15. I therefore conclude that the judge erred in failing to give adequate reasons for why he attached little or no weight to the evidence of witnesses whose testimony, on the face of it, supported the Appellant's claim. When this error is added to that identified at paragraphs 9 and 10 (above) I am bound to conclude that, despite the judge's otherwise detailed, cogent, and well-expressed reasoning, it would be unsafe to leave his decision undisturbed. I have therefore reluctantly concluded that it must be set aside and considered afresh by a different judge.
Notice of Decision
The appeal is allowed.
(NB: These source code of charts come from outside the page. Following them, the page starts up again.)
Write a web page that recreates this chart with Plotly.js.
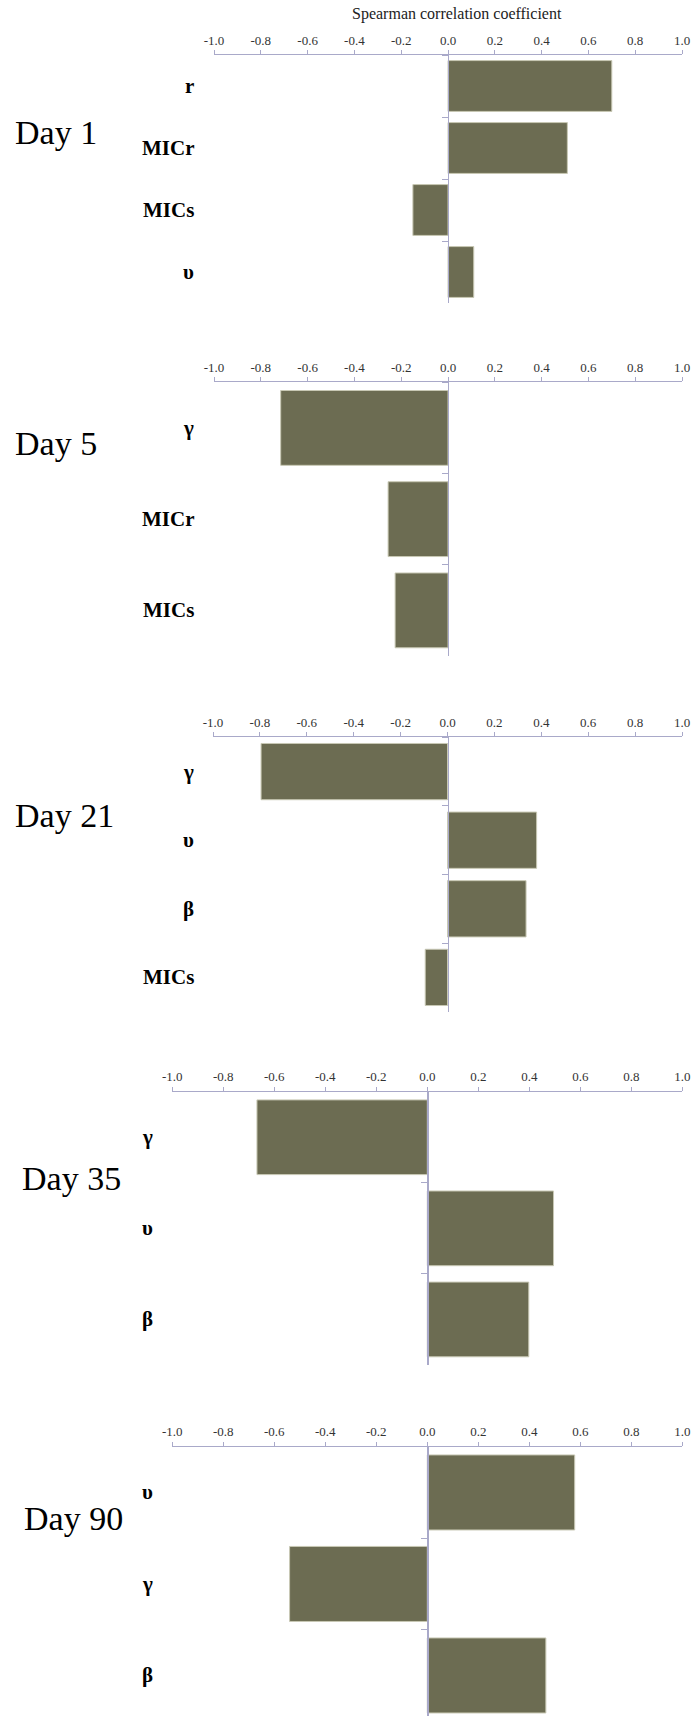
<!DOCTYPE html>
<html>
<head>
<meta charset="utf-8">
<script src="https://cdn.plot.ly/plotly-3.0.1.min.js"></script>
<style>html,body{margin:0;padding:0;background:#fff;}</style>
</head>
<body>
<div id="chart" style="width:698px;height:1716px;"></div>
<script>
// Data
const panelTitles = ["Day 1", "Day 5", "Day 21", "Day 35", "Day 90"];
const day1Params = ["r", "MICr", "MICs", "υ"];
const day1Values = [0.70, 0.51, -0.15, 0.11];
const day5Params = ["γ", "MICr", "MICs"];
const day5Values = [-0.715, -0.256, -0.226];
const day21Params = ["γ", "υ", "β", "MICs"];
const day21Values = [-0.795, 0.38, 0.335, -0.095];
const day35Params = ["γ", "υ", "β"];
const day35Values = [-0.668, 0.495, 0.398];
const day90Params = ["υ", "γ", "β"];
const day90Values = [0.578, -0.54, 0.465];
const xTickVals = [-1.0, -0.8, -0.6, -0.4, -0.2, 0.0, 0.2, 0.4, 0.6, 0.8, 1.0];
const xTickText = ["-1.0", "-0.8", "-0.6", "-0.4", "-0.2", "0.0", "0.2", "0.4", "0.6", "0.8", "1.0"];
const axisTitle = "Spearman correlation coefficient";

const params = [day1Params, day5Params, day21Params, day35Params, day90Params];
const values = [day1Values, day5Values, day21Values, day35Values, day90Values];

// Layout geometry (pixels)
const W = 698, H = 1716;
const panels = [
  {top: 55,    bottom: 303,   x0: 214,   x1: 682,   labelRight: 196, titleY: 133,  titleX: 13, rangeEnd: null},
  {top: 382.3, bottom: 656,   x0: 214,   x1: 682,   labelRight: 196, titleY: 443,  titleX: 13, rangeEnd: null},
  {top: 737.3, bottom: 1011.7,x0: 213,   x1: 682,   labelRight: 196, titleY: 815,  titleX: 13, rangeEnd: null},
  {top: 1091.7,bottom: 1365,  x0: 172.3, x1: 682.3, labelRight: 155, titleY: 1178, titleX: 20, rangeEnd: null},
  {top: 1446.7,bottom: 1716,  x0: 172.3, x1: 682.3, labelRight: 155, titleY: 1518, titleX: 22, rangeEnd: 2.443}
];

const serif = "Liberation Serif, Times New Roman, serif";
const barColor = "#6c6c52";
const axisColor = "#a9a9c9";

const data = [];
const layout = {
  width: W, height: H,
  margin: {l: 0, r: 0, t: 0, b: 0},
  paper_bgcolor: "#ffffff",
  plot_bgcolor: "rgba(0,0,0,0)",
  showlegend: false,
  bargap: 0.18,
  annotations: [],
  font: {family: serif, color: "#000"}
};

// axis title for the top panel
layout.annotations.push({
  text: axisTitle,
  xref: "paper", yref: "paper",
  x: 457 / W, y: 1 - 14 / H,
  xanchor: "center", yanchor: "middle",
  showarrow: false,
  font: {family: serif, size: 16, color: "#222"}
});

panels.forEach((p, i) => {
  const n = i + 1;
  const xa = "x" + (n === 1 ? "" : n);
  const ya = "y" + (n === 1 ? "" : n);
  const xKey = "xaxis" + (n === 1 ? "" : n);
  const yKey = "yaxis" + (n === 1 ? "" : n);
  data.push({
    type: "bar",
    orientation: "h",
    x: values[i],
    y: params[i],
    xaxis: xa, yaxis: ya,
    marker: {color: barColor, line: {color: "#c8c8b4", width: 1}},
    hoverinfo: "x+y"
  });
  const dx0 = p.x0 / W, dx1 = p.x1 / W;
  const zeroPos = (dx0 + dx1) / 2;
  const nCat = params[i].length;
  layout[xKey] = {
    domain: [dx0, dx1],
    anchor: ya,
    side: "top",
    range: [-1, 1],
    tickvals: xTickVals,
    ticktext: xTickText,
    ticks: "outside",
    ticklen: 4,
    tickcolor: axisColor,
    showline: true,
    linecolor: axisColor,
    linewidth: 1.2,
    showgrid: false,
    zeroline: false,
    tickfont: {family: serif, size: 13, color: "#333"},
    fixedrange: true
  };
  layout[yKey] = {
    domain: [1 - p.bottom / H, 1 - p.top / H],
    anchor: "free",
    position: zeroPos,
    type: "category",
    categoryarray: params[i],
    categoryorder: "array",
    range: [p.rangeEnd !== null ? p.rangeEnd : nCat - 0.5, -0.5],
    showline: true,
    linecolor: axisColor,
    linewidth: 1.2,
    ticks: "outside",
    tickson: "boundaries",
    ticklen: 6,
    tickcolor: axisColor,
    showgrid: false,
    zeroline: false,
    showticklabels: false,
    fixedrange: true
  };
  // category labels placed at the left, on the category positions
  params[i].forEach((name) => {
    layout.annotations.push({
      text: "<b>" + name + "</b>",
      xref: "paper", yref: ya,
      x: p.labelRight / W, y: name,
      xanchor: "right", yanchor: "middle",
      showarrow: false,
      font: {family: serif, size: 21, color: "#000"}
    });
  });
  layout.annotations.push({
    text: panelTitles[i],
    xref: "paper", yref: "paper",
    x: p.titleX / W, y: 1 - p.titleY / H,
    xanchor: "left", yanchor: "middle",
    showarrow: false,
    font: {family: serif, size: 34, color: "#000"}
  });
});

Plotly.newPlot("chart", data, layout, {displayModeBar: false, staticPlot: true});
</script>
</body>
</html>
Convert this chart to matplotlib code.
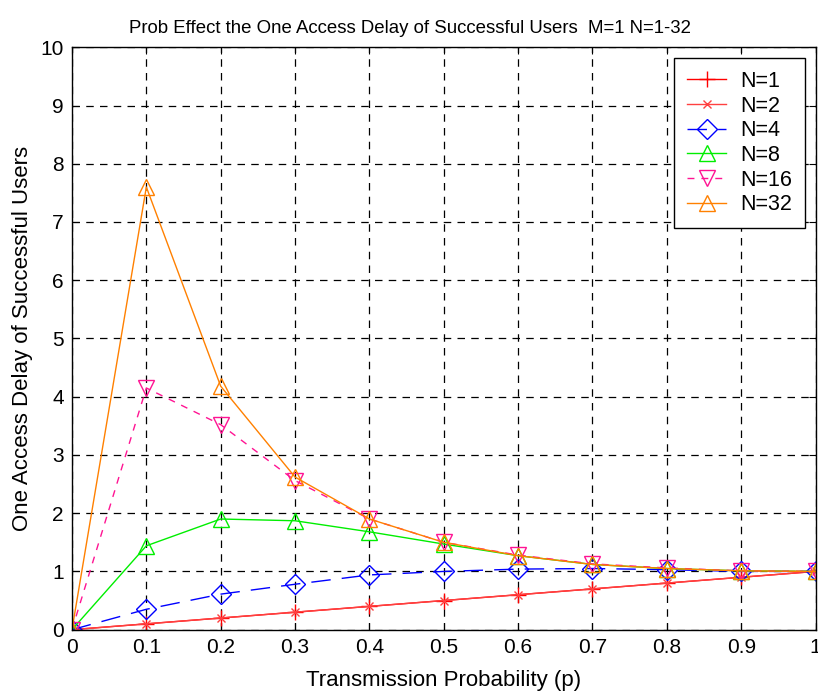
import matplotlib; matplotlib.use("Agg")
import matplotlib.pyplot as plt

plt.rcParams["font.family"] = ["Liberation Sans", "DejaVu Sans"]

p = [0, 0.1, 0.2, 0.3, 0.4, 0.5, 0.6, 0.7, 0.8, 0.9, 1.0]
n1 = [0, 0.1, 0.2, 0.3, 0.4, 0.5, 0.6, 0.7, 0.8, 0.9, 1.0]
n2 = [0, 0.1, 0.2, 0.3, 0.4, 0.5, 0.6, 0.7, 0.8, 0.9, 1.0]
n4 = [0, 0.35, 0.61, 0.78, 0.94, 1.0, 1.04, 1.05, 1.03, 1.0, 1.0]
n8 = [0, 1.44, 1.90, 1.87, 1.68, 1.47, 1.27, 1.12, 1.05, 1.01, 1.0]
n16 = [0, 4.15, 3.52, 2.56, 1.90, 1.50, 1.28, 1.13, 1.06, 1.01, 1.0]
n32 = [0, 7.6, 4.18, 2.62, 1.90, 1.50, 1.27, 1.12, 1.05, 1.01, 1.0]

# label, values, color, linestyle, marker, marker size
SERIES = [
    ("N=1", n1, "#ff0000", "-", "+", 11),
    ("N=2", n2, "#ff4040", "-", "x", 6),
    ("N=4", n4, "#0000ff", (0, (14, 8)), "D", 10),
    ("N=8", n8, "#00ee00", "-", "^", 12),
    ("N=16", n16, "#ff1493", (0, (5, 5)), "v", 12),
    ("N=32", n32, "#ff8000", "-", "^", 12),
]

fig = plt.figure(figsize=(8.18, 6.95), dpi=100)
ax = fig.add_axes([0.088, 0.094, 0.909, 0.838])

for label, ys, color, ls, mk, ms in SERIES:
    ax.plot(p, ys, color=color, ls=ls, lw=1.0, marker=mk, ms=ms,
            mfc="none", mec=color, mew=1.0, label=label)

ax.set_xlim(0, 1)
ax.set_ylim(0, 10)
ax.set_xticks(p)
ax.set_xticklabels(["0", "0.1", "0.2", "0.3", "0.4", "0.5", "0.6", "0.7", "0.8", "0.9", "1"])
ax.set_yticks(range(0, 11))
ax.tick_params(direction="in", top=True, right=True, labelsize=15, length=5, pad=6)
ax.grid(True, color="black", ls=(0, (6, 5)), lw=0.9)
for s in ax.spines.values():
    s.set_linewidth(1.0)

ax.set_title("Prob Effect the One Access Delay of Successful Users  M=1 N=1-32",
             fontsize=13.4, pad=10, x=0.454)
ax.set_xlabel("Transmission Probability (p)", fontsize=16, labelpad=9)
ax.set_ylabel("One Access Delay of Successful Users", fontsize=16, labelpad=5)

leg = ax.legend(loc="upper right", fontsize=15.5, fancybox=False, framealpha=1,
                edgecolor="black", borderaxespad=0.5, handlelength=1.8,
                labelspacing=0.17, handletextpad=0.65, borderpad=0.6)
leg.get_frame().set_linewidth(1.0)

fig.savefig("out.png", dpi=100)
The decision is set aside and remitted for rehearing in the First-tier Tribunal, sitting at Taylor House, before a judge other than Judge Smith.
Direction Regarding Anonymity - Rule 14 of the Tribunal Procedure (Upper Tribunal) Rules 2008
Unless and until a Tribunal or court directs otherwise, the Appellant is granted anonymity. No report of these proceedings shall directly or indirectly identify him or any member of their family. This direction applies both to the Appellant and to the Respondent. Failure to comply with this direction could lead to contempt of court proceedings.
Signed Date: 11 th July 2018
Deputy Upper Tribunal Judge Kelly
TO THE RESPONDENT
FEE AWARD
No fee is paid or payable and there cannot therefore be a fee award.